--- Problem details ---
Below is a block of records: output all of them exactly and leave out the pictures.

[Code that draws figures]
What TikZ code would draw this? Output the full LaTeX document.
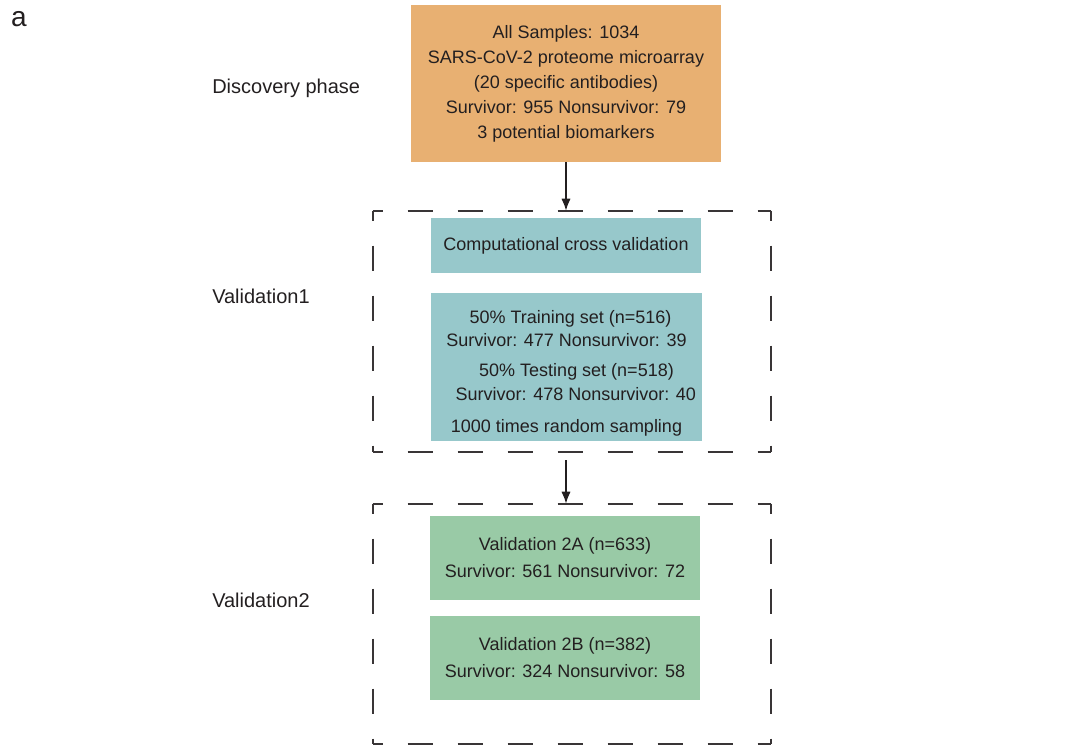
\documentclass[tikz,border=0pt]{standalone}
\usepackage{fontspec}
\setmainfont{Liberation Sans}
\usetikzlibrary{arrows.meta}
\definecolor{phaseorange}{HTML}{E8B072}
\definecolor{phaseteal}{HTML}{97C8CB}
\definecolor{phasegreen}{HTML}{99CAA6}
\definecolor{phaseink}{HTML}{231F20}
\tikzset{
  phasebox/.style={draw=none, align=center, inner sep=0pt, text=phaseink,
    font=\fontsize{13.5}{17.5}\selectfont},
  groupbox/.style={draw=none, inner sep=0pt},
  groupline/.style={draw=phaseink!90, line width=1.5pt,
    dash pattern=on 18.75pt off 18.75pt, dash phase=11.25pt},
  phaselabel/.style={anchor=west, inner sep=0pt, text=phaseink,
    font=\fontsize{15}{17}\selectfont},
  flow/.style={-{Latex[length=9pt,width=7pt]}, line width=1.3pt, phaseink}
}
\begin{document}
\begin{tikzpicture}[x=0.75pt, y=-0.75pt]
    \useasboundingbox (0,0) rectangle (1065,746);
    %% --- panel letter ---
    \node[text=phaseink, font=\fontsize{21}{24}\selectfont] (panel) at (19,19) {a};
    %% --- Discovery phase ---
    \node[phasebox, fill=phaseorange, minimum width=232.5pt, minimum height=117.75pt]
      (disc) at (566,83.5)
      {All Samples: 1034\\[1.25pt]
       SARS-CoV-2 proteome microarray\\[1.25pt]
       (20 specific antibodies)\\[1.25pt]
       Survivor: 955 Nonsurvivor: 79\\[1.25pt]
       3 potential biomarkers};
    \node[phaselabel] (disclab) at (212,88) {Discovery phase};
    %% --- Validation1 (dashed group) ---
    \node[groupbox, minimum width=298.5pt, minimum height=180.75pt] (val1) at (572,331.5) {};
    \node[phasebox, fill=phaseteal, minimum width=202.5pt, minimum height=41.25pt]
      (ccv) at (566,245.5) {Computational cross validation};
    \node[phasebox, fill=phaseteal, minimum width=203.25pt, minimum height=111pt]
      (split) at (566.5,367)
      {\rule{0pt}{19pt}\hspace*{6pt}50\% Training set (n=516)\\
       Survivor: 477 Nonsurvivor: 39\\[5pt]
       \hspace*{15pt}50\% Testing set (n=518)\\
       \hspace*{14pt}Survivor: 478 Nonsurvivor: 40\\[6.5pt]
       1000 times random sampling};
    \node[phaselabel] (val1lab) at (212,296) {Validation1};
    %% --- Validation2 (dashed group) ---
    \node[groupbox, minimum width=298.5pt, minimum height=180pt] (val2) at (572,624) {};
    \node[phasebox, fill=phasegreen, minimum width=202.5pt, minimum height=63pt]
      (vala) at (565,558)
      {Validation 2A (n=633)\\[2.75pt] Survivor: 561 Nonsurvivor: 72};
    \node[phasebox, fill=phasegreen, minimum width=202.5pt, minimum height=63pt]
      (valb) at (565,658)
      {Validation 2B (n=382)\\[2.75pt] Survivor: 324 Nonsurvivor: 58};
    \node[phaselabel] (val2lab) at (212,600) {Validation2};
    %% dashed frames, each side dashed from its own corner
    \foreach \g in {val1,val2}
      \foreach \a/\b in {north west/north east, north east/south east,
                         south west/south east, north west/south west}
        \draw[groupline] (\g.\a) -- (\g.\b);
    %% --- arrows between phases ---
    \draw[flow] (disc.south) -- (disc.south |- val1.north);
    \draw[flow, shorten <=6pt] (disc.south |- val1.south) -- (disc.south |- val2.north);
\end{tikzpicture}
\end{document}
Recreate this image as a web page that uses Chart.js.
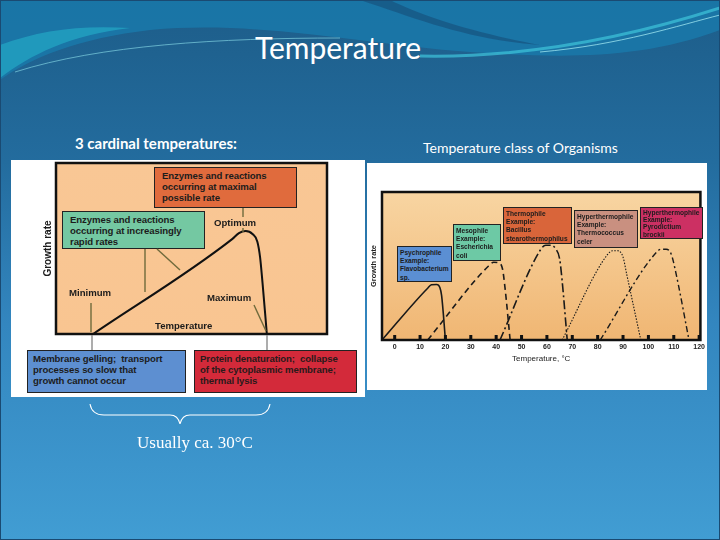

--- Expected answer ---
What TikZ code would draw this? Output the full LaTeX document.
\documentclass[tikz,border=0pt]{standalone}
\usepackage{fontspec}
\setmainfont{Liberation Sans}
\usetikzlibrary{arrows.meta}
\definecolor{phaseorange}{HTML}{E8B072}
\definecolor{phaseteal}{HTML}{97C8CB}
\definecolor{phasegreen}{HTML}{99CAA6}
\definecolor{phaseink}{HTML}{231F20}
\tikzset{
  phasebox/.style={draw=none, align=center, inner sep=0pt, text=phaseink,
    font=\fontsize{13.5}{17.5}\selectfont},
  groupbox/.style={draw=none, inner sep=0pt},
  groupline/.style={draw=phaseink!90, line width=1.5pt,
    dash pattern=on 18.75pt off 18.75pt, dash phase=11.25pt},
  phaselabel/.style={anchor=west, inner sep=0pt, text=phaseink,
    font=\fontsize{15}{17}\selectfont},
  flow/.style={-{Latex[length=9pt,width=7pt]}, line width=1.3pt, phaseink}
}
\begin{document}
\begin{tikzpicture}[x=0.75pt, y=-0.75pt]
    \useasboundingbox (0,0) rectangle (1065,746);
    %% --- panel letter ---
    \node[text=phaseink, font=\fontsize{21}{24}\selectfont] (panel) at (19,19) {a};
    %% --- Discovery phase ---
    \node[phasebox, fill=phaseorange, minimum width=232.5pt, minimum height=117.75pt]
      (disc) at (566,83.5)
      {All Samples: 1034\\[1.25pt]
       SARS-CoV-2 proteome microarray\\[1.25pt]
       (20 specific antibodies)\\[1.25pt]
       Survivor: 955 Nonsurvivor: 79\\[1.25pt]
       3 potential biomarkers};
    \node[phaselabel] (disclab) at (212,88) {Discovery phase};
    %% --- Validation1 (dashed group) ---
    \node[groupbox, minimum width=298.5pt, minimum height=180.75pt] (val1) at (572,331.5) {};
    \node[phasebox, fill=phaseteal, minimum width=202.5pt, minimum height=41.25pt]
      (ccv) at (566,245.5) {Computational cross validation};
    \node[phasebox, fill=phaseteal, minimum width=203.25pt, minimum height=111pt]
      (split) at (566.5,367)
      {\rule{0pt}{19pt}\hspace*{6pt}50\% Training set (n=516)\\
       Survivor: 477 Nonsurvivor: 39\\[5pt]
       \hspace*{15pt}50\% Testing set (n=518)\\
       \hspace*{14pt}Survivor: 478 Nonsurvivor: 40\\[6.5pt]
       1000 times random sampling};
    \node[phaselabel] (val1lab) at (212,296) {Validation1};
    %% --- Validation2 (dashed group) ---
    \node[groupbox, minimum width=298.5pt, minimum height=180pt] (val2) at (572,624) {};
    \node[phasebox, fill=phasegreen, minimum width=202.5pt, minimum height=63pt]
      (vala) at (565,558)
      {Validation 2A (n=633)\\[2.75pt] Survivor: 561 Nonsurvivor: 72};
    \node[phasebox, fill=phasegreen, minimum width=202.5pt, minimum height=63pt]
      (valb) at (565,658)
      {Validation 2B (n=382)\\[2.75pt] Survivor: 324 Nonsurvivor: 58};
    \node[phaselabel] (val2lab) at (212,600) {Validation2};
    %% dashed frames, each side dashed from its own corner
    \foreach \g in {val1,val2}
      \foreach \a/\b in {north west/north east, north east/south east,
                         south west/south east, north west/south west}
        \draw[groupline] (\g.\a) -- (\g.\b);
    %% --- arrows between phases ---
    \draw[flow] (disc.south) -- (disc.south |- val1.north);
    \draw[flow, shorten <=6pt] (disc.south |- val1.south) -- (disc.south |- val2.north);
\end{tikzpicture}
\end{document}
Recreate this image as a web page that uses Chart.js.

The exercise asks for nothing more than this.